-- GIVEN DATA --
****

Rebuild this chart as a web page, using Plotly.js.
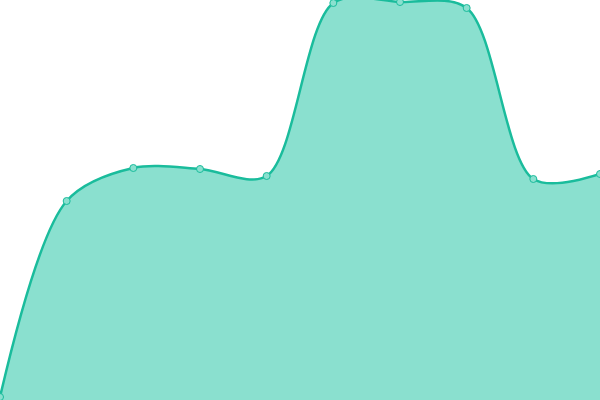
<!DOCTYPE html>
<html>
<head>
<meta charset="utf-8">
<script src="https://cdn.plot.ly/plotly-3.0.1.min.js"></script>
<style>
  html, body { margin: 0; padding: 0; background: #fff; }
  #chart { width: 600px; height: 400px; }
</style>
</head>
<body>
<div id="chart"></div>
<script>
var steps = [0, 1, 2, 3, 4, 5, 6, 7, 8, 9];
var values = [3, 199, 232, 231, 224, 397, 398, 392, 221, 226];

var area = {
    x: steps,
    y: values,
    type: 'scatter',
    mode: 'lines+markers',
    fill: 'tozeroy',
    fillcolor: '#8ae0cf',
    line: { color: '#1abc9c', width: 2.5, shape: 'spline', smoothing: 0.9 },
    marker: { size: 7, color: '#8ae0cf', line: { color: '#1abc9c', width: 1 } },
    hoverinfo: 'none',
    cliponaxis: false
};

var layout = {
    width: 600,
    height: 400,
    margin: { l: 0, r: 0, t: 0, b: 0 },
    paper_bgcolor: '#fff',
    plot_bgcolor: '#fff',
    showlegend: false,
    xaxis: { range: [0, 9], visible: false, fixedrange: true },
    yaxis: { range: [0, 400], visible: false, fixedrange: true }
};

Plotly.newPlot('chart', [area], layout, { displayModeBar: false, staticPlot: true });
</script>
</body>
</html>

****

Show all lines from the data above in which the word "chart" appears.

-- RESULT FOR THIS TASK --
Rebuild this chart as a web page, using Plotly.js.
  #chart { width: 600px; height: 400px; }
<div id="chart"></div>
Plotly.newPlot('chart', [area], layout, { displayModeBar: false, staticPlot: true });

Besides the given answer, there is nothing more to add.